- DATA SECTION
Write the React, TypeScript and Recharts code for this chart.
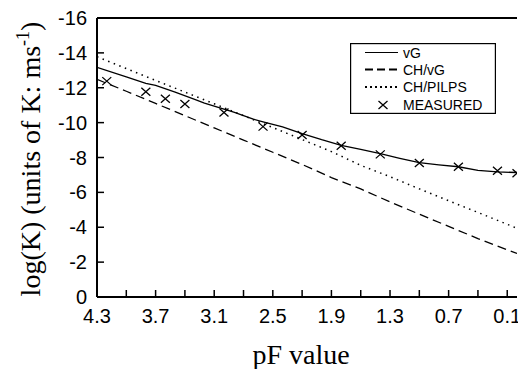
import React from 'react';
import { ComposedChart, Line, Scatter, XAxis, YAxis, ReferenceLine, Legend } from 'recharts';

// pF value (x) and log10 of hydraulic conductivity K in m/s (y)
const vgPF = [4.3, 4.0, 3.8, 3.7, 3.5, 3.3, 3.2, 2.9, 2.7, 2.6, 2.4, 2.2, 2.0, 1.8, 1.6, 1.4, 1.2, 1.0, 0.8, 0.6, 0.4, 0.2, 0.0];
const vgK = [-13.17, -12.63, -12.25, -12.13, -11.75, -11.33, -11.12, -10.6, -10.2, -10.05, -9.75, -9.37, -9.02, -8.7, -8.47, -8.22, -7.95, -7.7, -7.58, -7.47, -7.26, -7.17, -7.14];

const chPF = [4.3, 4.0, 3.7, 3.4, 3.1, 2.8, 2.5, 2.2, 1.9, 1.6, 1.3, 1.0, 0.7, 0.4, 0.1, 0.0];
const chVgK = [-12.48, -11.8, -11.1, -10.4, -9.7, -9.0, -8.3, -7.6, -6.85, -6.2, -5.45, -4.75, -4.05, -3.35, -2.7, -2.5];
const chPilpsK = [-13.78, -13.1, -12.42, -11.75, -11.08, -10.4, -9.72, -9.03, -8.34, -7.55, -6.9, -6.2, -5.52, -4.85, -4.17, -3.94];

const measuredPF = [4.2, 3.8, 3.6, 3.4, 3.0, 2.6, 2.2, 1.8, 1.4, 1.0, 0.6, 0.2, 0.0];
const measuredK = [-12.38, -11.77, -11.37, -11.07, -10.58, -9.77, -9.29, -8.68, -8.18, -7.68, -7.47, -7.24, -7.1];

const xTicks = [4.3, 4.0, 3.7, 3.4, 3.1, 2.8, 2.5, 2.2, 1.9, 1.6, 1.3, 1.0, 0.7, 0.4, 0.1];
const xTickLabels = ['4.3', '3.7', '3.1', '2.5', '1.9', '1.3', '0.7', '0.1'];
const yTicks = [-16, -14, -12, -10, -8, -6, -4, -2, 0];

const toPoints = (xs: number[], ys: number[]) => xs.map((pF, i) => ({ pF, k: ys[i] }));

const vgData = toPoints(vgPF, vgK);
const chVgData = toPoints(chPF, chVgK);
const chPilpsData = toPoints(chPF, chPilpsK);
const measuredData = toPoints(measuredPF, measuredK);

const SANS = "'Liberation Sans', Arial, sans-serif";
const SERIF = "'Liberation Serif', 'Times New Roman', serif";

const W = 518;
const H = 369;

function XTick(props: any) {
  const { x, y, payload } = props;
  const label = Number(payload.value).toFixed(1);
  const show = xTickLabels.includes(label);
  return (
    <g>
      <line x1={x} x2={x} y1={y} y2={y - 7} stroke="#000" strokeWidth={1.5} />
      {show && (
        <text x={x} y={y + 26} textAnchor="middle" fill="#000" style={{ fontFamily: SANS, fontSize: 20 }}>
          {label}
        </text>
      )}
    </g>
  );
}

function YTick(props: any) {
  const { x, y, payload } = props;
  return (
    <g>
      <line x1={x} x2={x + 7} y1={y} y2={y} stroke="#000" strokeWidth={1.5} />
      <text x={x - 10} y={y + 7} textAnchor="end" fill="#000" style={{ fontFamily: SANS, fontSize: 20 }}>
        {String(payload.value)}
      </text>
    </g>
  );
}

function Cross(props: any) {
  const { cx, cy } = props;
  if (cx == null || cy == null) return null;
  const a = 4.5;
  const b = 4;
  return (
    <path
      d={`M${cx - a},${cy - b}L${cx + a},${cy + b}M${cx - a},${cy + b}L${cx + a},${cy - b}`}
      stroke="#000"
      strokeWidth={1.3}
      fill="none"
    />
  );
}

function LegendBox() {
  const rows = [9.5, 26.5, 44, 62];
  const x1 = 15;
  const x2 = 48;
  const tx = 53;
  const textStyle = { fontFamily: SANS, fontSize: 14 };
  return (
    <svg width={146} height={71} style={{ display: 'block' }}>
      <rect x={0.6} y={0.6} width={144.8} height={69.8} fill="#fff" stroke="#000" strokeWidth={1.2} />
      <line x1={x1} x2={x2} y1={rows[0]} y2={rows[0]} stroke="#000" strokeWidth={1.2} />
      <text x={tx} y={rows[0] + 5} fill="#000" style={textStyle}>vG</text>
      <line x1={x1} x2={x2} y1={rows[1]} y2={rows[1]} stroke="#000" strokeWidth={2} strokeDasharray="8 4" />
      <text x={tx} y={rows[1] + 5} fill="#000" style={textStyle}>CH/vG</text>
      <line x1={x1} x2={x2} y1={rows[2]} y2={rows[2]} stroke="#000" strokeWidth={2} strokeDasharray="2 3" />
      <text x={tx} y={rows[2] + 5} fill="#000" style={textStyle}>CH/PILPS</text>
      <Cross cx={33} cy={rows[3]} />
      <text x={tx} y={rows[3] + 5} fill="#000" style={textStyle}>MEASURED</text>
    </svg>
  );
}

export default function App() {
  return (
    <div style={{ position: 'absolute', left: 0, top: 0, width: W, height: H, background: '#fff' }}>
      <ComposedChart width={W} height={H} margin={{ top: 18, right: 1, bottom: 0, left: 0 }}>
        <XAxis
          type="number"
          dataKey="pF"
          domain={[0, 4.3]}
          reversed
          allowDataOverflow
          ticks={xTicks}
          interval={0}
          height={72}
          tickSize={0}
          tickMargin={0}
          tickLine={false}
          tick={<XTick />}
          axisLine={{ stroke: '#000', strokeWidth: 2 }}
        />
        <YAxis
          type="number"
          dataKey="k"
          domain={[-16, 0]}
          reversed
          allowDataOverflow
          ticks={yTicks}
          interval={0}
          width={97}
          tickSize={0}
          tickMargin={0}
          tickLine={false}
          tick={<YTick />}
          axisLine={{ stroke: '#000', strokeWidth: 2 }}
        />
        <ReferenceLine y={-16} stroke="#000" strokeWidth={2} />
        <Line
          data={vgData}
          dataKey="k"
          type="linear"
          stroke="#000"
          strokeWidth={1.3}
          dot={false}
          isAnimationActive={false}
        />
        <Line
          data={chVgData}
          dataKey="k"
          type="linear"
          stroke="#000"
          strokeWidth={1.3}
          strokeDasharray="9 5"
          dot={false}
          isAnimationActive={false}
        />
        <Line
          data={chPilpsData}
          dataKey="k"
          type="linear"
          stroke="#000"
          strokeWidth={1.5}
          strokeDasharray="1.5 4.5"
          dot={false}
          isAnimationActive={false}
        />
        <Scatter data={measuredData} dataKey="k" shape={<Cross />} isAnimationActive={false} />
        <Legend
          layout="horizontal"
          align="center"
          verticalAlign="middle"
          content={<LegendBox />}
          wrapperStyle={{ left: 350, top: 43, width: 146, height: 71 }}
        />
      </ComposedChart>
      <svg
        width={W}
        height={H}
        style={{ position: 'absolute', left: 0, top: 0, pointerEvents: 'none' }}
      >
        <text x={301} y={364} textAnchor="middle" fill="#000" style={{ fontFamily: SERIF, fontSize: 28 }}>
          pF value
        </text>
        <text
          transform="translate(40,159) rotate(-90)"
          textAnchor="middle"
          fill="#000"
          style={{ fontFamily: SERIF, fontSize: 28 }}
        >
          log(K) (units of K: ms
          <tspan dy={-11} style={{ fontSize: 18 }}>-1</tspan>
          <tspan dy={11}>)</tspan>
        </text>
      </svg>
    </div>
  );
}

- WHAT YOU SHOULD DO
Your task is an exact transcription of all the data, minus the pictures.

- OUTPUT OF THE EXERCISE
Write the React, TypeScript and Recharts code for this chart.
import React from 'react';
import { ComposedChart, Line, Scatter, XAxis, YAxis, ReferenceLine, Legend } from 'recharts';

// pF value (x) and log10 of hydraulic conductivity K in m/s (y)
const vgPF = [4.3, 4.0, 3.8, 3.7, 3.5, 3.3, 3.2, 2.9, 2.7, 2.6, 2.4, 2.2, 2.0, 1.8, 1.6, 1.4, 1.2, 1.0, 0.8, 0.6, 0.4, 0.2, 0.0];
const vgK = [-13.17, -12.63, -12.25, -12.13, -11.75, -11.33, -11.12, -10.6, -10.2, -10.05, -9.75, -9.37, -9.02, -8.7, -8.47, -8.22, -7.95, -7.7, -7.58, -7.47, -7.26, -7.17, -7.14];

const chPF = [4.3, 4.0, 3.7, 3.4, 3.1, 2.8, 2.5, 2.2, 1.9, 1.6, 1.3, 1.0, 0.7, 0.4, 0.1, 0.0];
const chVgK = [-12.48, -11.8, -11.1, -10.4, -9.7, -9.0, -8.3, -7.6, -6.85, -6.2, -5.45, -4.75, -4.05, -3.35, -2.7, -2.5];
const chPilpsK = [-13.78, -13.1, -12.42, -11.75, -11.08, -10.4, -9.72, -9.03, -8.34, -7.55, -6.9, -6.2, -5.52, -4.85, -4.17, -3.94];

const measuredPF = [4.2, 3.8, 3.6, 3.4, 3.0, 2.6, 2.2, 1.8, 1.4, 1.0, 0.6, 0.2, 0.0];
const measuredK = [-12.38, -11.77, -11.37, -11.07, -10.58, -9.77, -9.29, -8.68, -8.18, -7.68, -7.47, -7.24, -7.1];

const xTicks = [4.3, 4.0, 3.7, 3.4, 3.1, 2.8, 2.5, 2.2, 1.9, 1.6, 1.3, 1.0, 0.7, 0.4, 0.1];
const xTickLabels = ['4.3', '3.7', '3.1', '2.5', '1.9', '1.3', '0.7', '0.1'];
const yTicks = [-16, -14, -12, -10, -8, -6, -4, -2, 0];

const toPoints = (xs: number[], ys: number[]) => xs.map((pF, i) => ({ pF, k: ys[i] }));

const vgData = toPoints(vgPF, vgK);
const chVgData = toPoints(chPF, chVgK);
const chPilpsData = toPoints(chPF, chPilpsK);
const measuredData = toPoints(measuredPF, measuredK);

const SANS = "'Liberation Sans', Arial, sans-serif";
const SERIF = "'Liberation Serif', 'Times New Roman', serif";

const W = 518;
const H = 369;

function XTick(props: any) {
  const { x, y, payload } = props;
  const label = Number(payload.value).toFixed(1);
  const show = xTickLabels.includes(label);
  return (
    <g>
      <line x1={x} x2={x} y1={y} y2={y - 7} stroke="#000" strokeWidth={1.5} />
      {show && (
        <text x={x} y={y + 26} textAnchor="middle" fill="#000" style={{ fontFamily: SANS, fontSize: 20 }}>
          {label}
        </text>
      )}
    </g>
  );
}

function YTick(props: any) {
  const { x, y, payload } = props;
  return (
    <g>
      <line x1={x} x2={x + 7} y1={y} y2={y} stroke="#000" strokeWidth={1.5} />
      <text x={x - 10} y={y + 7} textAnchor="end" fill="#000" style={{ fontFamily: SANS, fontSize: 20 }}>
        {String(payload.value)}
      </text>
    </g>
  );
}

function Cross(props: any) {
  const { cx, cy } = props;
  if (cx == null || cy == null) return null;
  const a = 4.5;
  const b = 4;
  return (
    <path
      d={`M${cx - a},${cy - b}L${cx + a},${cy + b}M${cx - a},${cy + b}L${cx + a},${cy - b}`}
      stroke="#000"
      strokeWidth={1.3}
      fill="none"
    />
  );
}

function LegendBox() {
  const rows = [9.5, 26.5, 44, 62];
  const x1 = 15;
  const x2 = 48;
  const tx = 53;
  const textStyle = { fontFamily: SANS, fontSize: 14 };
  return (
    <svg width={146} height={71} style={{ display: 'block' }}>
      <rect x={0.6} y={0.6} width={144.8} height={69.8} fill="#fff" stroke="#000" strokeWidth={1.2} />
      <line x1={x1} x2={x2} y1={rows[0]} y2={rows[0]} stroke="#000" strokeWidth={1.2} />
      <text x={tx} y={rows[0] + 5} fill="#000" style={textStyle}>vG</text>
      <line x1={x1} x2={x2} y1={rows[1]} y2={rows[1]} stroke="#000" strokeWidth={2} strokeDasharray="8 4" />
      <text x={tx} y={rows[1] + 5} fill="#000" style={textStyle}>CH/vG</text>
      <line x1={x1} x2={x2} y1={rows[2]} y2={rows[2]} stroke="#000" strokeWidth={2} strokeDasharray="2 3" />
      <text x={tx} y={rows[2] + 5} fill="#000" style={textStyle}>CH/PILPS</text>
      <Cross cx={33} cy={rows[3]} />
      <text x={tx} y={rows[3] + 5} fill="#000" style={textStyle}>MEASURED</text>
    </svg>
  );
}

export default function App() {
  return (
    <div style={{ position: 'absolute', left: 0, top: 0, width: W, height: H, background: '#fff' }}>
      <ComposedChart width={W} height={H} margin={{ top: 18, right: 1, bottom: 0, left: 0 }}>
        <XAxis
          type="number"
          dataKey="pF"
          domain={[0, 4.3]}
          reversed
          allowDataOverflow
          ticks={xTicks}
          interval={0}
          height={72}
          tickSize={0}
          tickMargin={0}
          tickLine={false}
          tick={<XTick />}
          axisLine={{ stroke: '#000', strokeWidth: 2 }}
        />
        <YAxis
          type="number"
          dataKey="k"
          domain={[-16, 0]}
          reversed
          allowDataOverflow
          ticks={yTicks}
          interval={0}
          width={97}
          tickSize={0}
          tickMargin={0}
          tickLine={false}
          tick={<YTick />}
          axisLine={{ stroke: '#000', strokeWidth: 2 }}
        />
        <ReferenceLine y={-16} stroke="#000" strokeWidth={2} />
        <Line
          data={vgData}
          dataKey="k"
          type="linear"
          stroke="#000"
          strokeWidth={1.3}
          dot={false}
          isAnimationActive={false}
        />
        <Line
          data={chVgData}
          dataKey="k"
          type="linear"
          stroke="#000"
          strokeWidth={1.3}
          strokeDasharray="9 5"
          dot={false}
          isAnimationActive={false}
        />
        <Line
          data={chPilpsData}
          dataKey="k"
          type="linear"
          stroke="#000"
          strokeWidth={1.5}
          strokeDasharray="1.5 4.5"
          dot={false}
          isAnimationActive={false}
        />
        <Scatter data={measuredData} dataKey="k" shape={<Cross />} isAnimationActive={false} />
        <Legend
          layout="horizontal"
          align="center"
          verticalAlign="middle"
          content={<LegendBox />}
          wrapperStyle={{ left: 350, top: 43, width: 146, height: 71 }}
        />
      </ComposedChart>
      <svg
        width={W}
        height={H}
        style={{ position: 'absolute', left: 0, top: 0, pointerEvents: 'none' }}
      >
        <text x={301} y={364} textAnchor="middle" fill="#000" style={{ fontFamily: SERIF, fontSize: 28 }}>
          pF value
        </text>
        <text
          transform="translate(40,159) rotate(-90)"
          textAnchor="middle"
          fill="#000"
          style={{ fontFamily: SERIF, fontSize: 28 }}
        >
          log(K) (units of K: ms
          <tspan dy={-11} style={{ fontSize: 18 }}>-1</tspan>
          <tspan dy={11}>)</tspan>
        </text>
      </svg>
    </div>
  );
}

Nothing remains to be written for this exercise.